Hoy, al final del recreo, en la puerta del instituto (yo entraba y ella salía), me ha mirado con amplia sonrisa de reconocimiento, ajena a cualquier rencor. Yo he percibido en ella los rasgos familiares de la que es antigua alumna, sin más especificaciones. Nos hemos saludado, ella me ha recordado su nombre y apellidos y el año en que acabó en el instituto.

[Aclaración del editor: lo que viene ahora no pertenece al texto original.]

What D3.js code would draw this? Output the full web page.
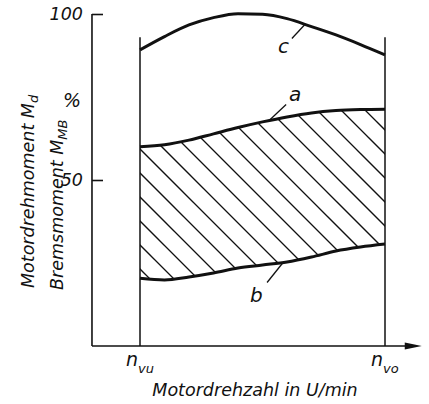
<!DOCTYPE html>
<html>
<head>
<meta charset="utf-8">
<script src="https://cdn.jsdelivr.net/npm/d3@7"></script>
<style>
  body { margin: 0; background: #fff; }
  text { font-family: "DejaVu Sans", sans-serif; font-style: italic; fill: #111; }
</style>
</head>
<body>
<script>
// relative speed between n_vu (0) and n_vo (1)
var speed = [0, 0.1, 0.2, 0.3, 0.4, 0.5, 0.6, 0.7, 0.8, 0.9, 1.0];
// torque in %
var curveA = [60.0, 60.6, 62.0, 63.9, 65.8, 67.5, 69.0, 70.2, 70.9, 71.2, 71.3];
var curveB = [20.4, 19.9, 20.8, 22.0, 23.5, 24.4, 25.3, 26.8, 28.6, 29.8, 30.7];
var curveC = [89.2, 93.2, 96.7, 98.9, 100.1, 99.9, 98.6, 96.2, 93.7, 90.8, 87.7];
var yTicks = [50, 100];
var speedLabels = [{ t: 0, sub: "vu" }, { t: 1, sub: "vo" }];
var curveNames = ["a", "b", "c"];
var leaderAt = [0.527, 0.584, 0.673];
var axisSpan = [-0.196, 1.15];   // x extent of the speed axis
var limitTop = 93;               // top of the n_vu / n_vo lines

var width = 429, height = 404;

var svg = d3.select("body").append("svg")
    .attr("width", width)
    .attr("height", height);

var x = d3.scaleLinear().domain([0, 1]).range([140, 385]);
var y = d3.scaleLinear().domain([0, 100]).range([346, 14]);

var line = d3.line()
    .x(function (d) { return x(d[0]); })
    .y(function (d) { return y(d[1]); })
    .curve(d3.curveMonotoneX);

var band = d3.area()
    .x(function (d) { return x(d.t); })
    .y0(function (d) { return y(d.b); })
    .y1(function (d) { return y(d.a); })
    .curve(d3.curveMonotoneX);

var bandData = speed.map(function (t, i) { return { t: t, a: curveA[i], b: curveB[i] }; });

// hatched field between a and b
svg.append("clipPath").attr("id", "band")
    .append("path").attr("d", band(bandData));

var hatch = svg.append("g").attr("clip-path", "url(#band)");
var yTop = y(80), yBot = y(10);
hatch.selectAll("line")
    .data(d3.range(-7, 12).map(function (k) { return 15 + 24 * k; }))
    .enter().append("line")
    .attr("x1", function (c) { return c + yTop; })
    .attr("y1", yTop)
    .attr("x2", function (c) { return c + yBot; })
    .attr("y2", yBot)
    .attr("stroke", "#111")
    .attr("stroke-width", 1.3);

// speed limits
svg.selectAll(".limit")
    .data(speedLabels)
    .enter().append("line")
    .attr("class", "limit")
    .attr("x1", function (d) { return x(d.t); })
    .attr("x2", function (d) { return x(d.t); })
    .attr("y1", y(limitTop))
    .attr("y2", y(0))
    .attr("stroke", "#111")
    .attr("stroke-width", 1.5);

// axes
svg.append("line")
    .attr("x1", x(axisSpan[0])).attr("x2", x(axisSpan[1]) - 10)
    .attr("y1", y(0)).attr("y2", y(0))
    .attr("stroke", "#111").attr("stroke-width", 1.6);

svg.append("path")
    .attr("d", "M" + x(axisSpan[1]) + "," + y(0) +
        "L" + (x(axisSpan[1]) - 17) + "," + (y(0) - 3.5) +
        "L" + (x(axisSpan[1]) - 17) + "," + (y(0) + 3.5) + "Z")
    .attr("fill", "#111");

svg.append("line")
    .attr("x1", x(axisSpan[0])).attr("x2", x(axisSpan[0]))
    .attr("y1", y(100)).attr("y2", y(0))
    .attr("stroke", "#111").attr("stroke-width", 1.6);

var gY = svg.append("g")
    .attr("transform", "translate(" + x(axisSpan[0]) + ",0)")
    .call(d3.axisLeft(y).tickValues(yTicks).tickSizeInner(-11).tickSizeOuter(0).tickPadding(9));
gY.select(".domain").remove();
gY.selectAll(".tick line").attr("stroke", "#111").attr("stroke-width", 1.6);
gY.selectAll(".tick text")
    .attr("font-family", null)
    .style("font-size", "17.5px")
    .style("font-style", "italic")
    .attr("fill", "#111");

svg.append("text")
    .attr("x", 72).attr("y", y(72))
    .attr("text-anchor", "middle")
    .style("font-size", "19px")
    .text("%");

// curves
[curveA, curveB, curveC].forEach(function (vals) {
    svg.append("path")
        .attr("d", line(speed.map(function (t, i) { return [t, vals[i]]; })))
        .attr("fill", "none")
        .attr("stroke", "#111")
        .attr("stroke-width", 3);
});

// curve labels with leaders
var leaderOff = [[17, -16], [-16, 20], [-13, 14]];
var textOff = [[3, -4], [-17, 20], [-14, 15]];
var curveVals = [curveA, curveB, curveC];
curveNames.forEach(function (name, i) {
    var t = leaderAt[i];
    var v = d3.scaleLinear().domain(speed).range(curveVals[i])(t);
    var px = x(t), py = y(v);
    svg.append("line")
        .attr("x1", px).attr("y1", py)
        .attr("x2", px + leaderOff[i][0]).attr("y2", py + leaderOff[i][1])
        .attr("stroke", "#111").attr("stroke-width", 1.3);
    svg.append("text")
        .attr("x", px + leaderOff[i][0] + textOff[i][0])
        .attr("y", py + leaderOff[i][1] + textOff[i][1])
        .style("font-size", "20px")
        .text(name);
});

// speed labels
speedLabels.forEach(function (d) {
    var t = svg.append("text")
        .attr("x", x(d.t) - 14)
        .attr("y", y(0) + 20)
        .style("font-size", "19px");
    t.append("tspan").text("n");
    t.append("tspan").attr("dy", 7).style("font-size", "13px").text(d.sub);
});

svg.append("text")
    .attr("x", 255).attr("y", 396)
    .attr("text-anchor", "middle")
    .style("font-size", "17.5px")
    .text("Motordrehzahl in U/min");

// rotated y labels
var yl1 = svg.append("text")
    .attr("transform", "translate(34,288) rotate(-90)")
    .style("font-size", "17.5px");
yl1.append("tspan").text("Motordrehmoment M");
yl1.append("tspan").attr("dy", 4).style("font-size", "13px").text("d");

var yl2 = svg.append("text")
    .attr("transform", "translate(63,290) rotate(-90)")
    .style("font-size", "17.5px");
yl2.append("tspan").text("Bremsmoment M");
yl2.append("tspan").attr("dy", 4).style("font-size", "13px").text("MB");
</script>
</body>
</html>
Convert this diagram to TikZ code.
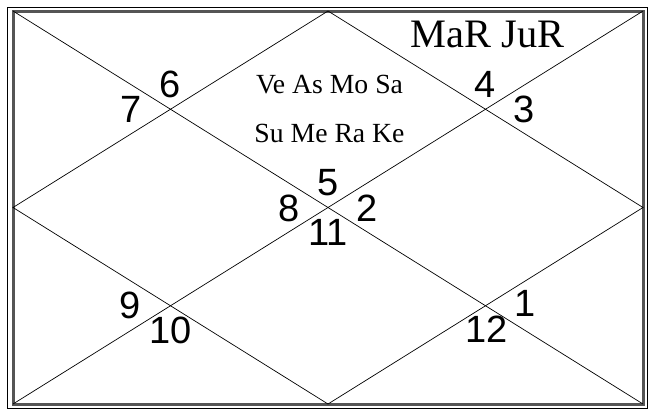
\documentclass[tikz,border=0pt]{standalone}
\usepackage{fontspec}
\setmainfont{Liberation Serif}
\newfontfamily\numfont{Liberation Sans}
\usetikzlibrary{calc}
\definecolor{chartframe}{HTML}{555555}

\begin{document}
\begin{tikzpicture}[x=1pt, y=-1pt,
    housenum/.style={font=\numfont\fontsize{38}{42}\selectfont, inner sep=0pt},
    planets/.style={font=\fontsize{27.7}{32}\selectfont, inner sep=0pt, anchor=base}]
  \useasboundingbox (0,0) rectangle (655,410);
  % frame
  \draw[black, line width=0.8pt] (7.5,7.5) rectangle (647.5,408.5);
  \draw[chartframe, line width=3pt] (13,11) rectangle (643,404);
  \coordinate (tl) at (13,11);
  \coordinate (tr) at (643,11);
  \coordinate (br) at (643,404);
  \coordinate (bl) at (13,404);
  \coordinate (mt) at ($(tl)!0.5!(tr)$);
  \coordinate (mr) at ($(tr)!0.5!(br)$);
  \coordinate (mb) at ($(bl)!0.5!(br)$);
  \coordinate (ml) at ($(tl)!0.5!(bl)$);
  \draw[line width=0.7pt] (tl) -- (br);
  \draw[line width=0.7pt] (tr) -- (bl);
  \draw[line width=0.7pt] (mt) -- (mr) -- (mb) -- (ml) -- cycle;
  % crossings
  \coordinate (cul) at ($(tl)!0.25!(br)$);
  \coordinate (cur) at ($(tr)!0.25!(bl)$);
  \coordinate (cc) at ($(tl)!0.5!(br)$);
  \coordinate (cll) at ($(bl)!0.25!(tr)$);
  \coordinate (clr) at ($(br)!0.25!(tl)$);
  % house numbers
  \node[housenum] (h6) at ($(cul)+(0,-25)$) {6};
  \node[housenum] (h7) at ($(cul)+(-39,0)$) {7};
  \node[housenum] (h4) at ($(cur)+(0,-25)$) {4};
  \node[housenum] (h3) at ($(cur)+(39,0)$) {3};
  \node[housenum] (h5) at ($(cc)+(0,-25)$) {5};
  \node[housenum] (h8) at ($(cc)+(-39,1)$) {8};
  \node[housenum] (h2) at ($(cc)+(39,1)$) {2};
  \node[housenum] (h11) at ($(cc)+(0,25)$) {11};
  \node[housenum] (h9) at ($(cll)+(-40,0)$) {9};
  \node[housenum] (h10) at ($(cll)+(0,25)$) {10};
  \node[housenum] (h1) at ($(clr)+(40,-2)$) {1};
  \node[housenum] (h12) at ($(clr)+(1,23)$) {12};
  % planets
  \node[planets] (p5a) at (329.5,93) {Ve As Mo Sa};
  \node[planets] (p5b) at (329.5,142) {Su Me Ra Ke};
  \node[planets, font=\fontsize{40.4}{44}\selectfont] (p4) at (487.5,47) {MaR JuR};
\end{tikzpicture}
\end{document}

Ahora la estoy viendo en fotocopia de foto tamaño carné, con la misma sonrisa de esta mañana, en el cuaderno de 4º de ESO del curso 2000-2001. De su grupo recuerdo algo más que a ella a otros alumnos: a Halima Elguetebi (que estuvo con nosotros bastantes años), a Sergio Godoy (también pasó por el instituto un su hermano cuyo nombre no recuerdo, Francisco Javier quizá), a Elisa Melgar (vivía por La Juliana y a veces nos encontrábamos camino del currelo), a Irene Oliva (trabajadora y voluntariosa), a José Antonio Ruiz Zorrilla, “Zorri”, (la última vez que lo vi, tan sencillo y jovial como siempre, lucía un cuerpo de campeón aqueo de La Ilíada: aunque, según me dijo, sus armas no eran lanza y espada, sino paleta y plomada de albañil), a Miguel Trujillo (alto como un chopo de ribera)…
Cuando, en la Prueba de Madurez que seguía al Preu, el profesor de Francés me preguntó a qué profesión me gustaría dedicarme, no dudé un momento, y le contesté que quería ser profesor.
–¿Por qué?
–Porque, a lo largo de mis años de estudiante, es lo más interesante que he visto hacer: enseñar a otros.
En francés, claro está, aunque ya no me atrevo a reproducirlo aquí de olvidado que lo tengo.
Y bien, en ello estamos: con el mismo amor y respeto a la profesión del primer día; aunque el panorama que hoy contemplamos, y el que tememos contemplar en los próximos años no despierta mi entusiasmo: un pedregal despeante y descorazonador. Que Dios se lo pague a nuestras autoridades educativas.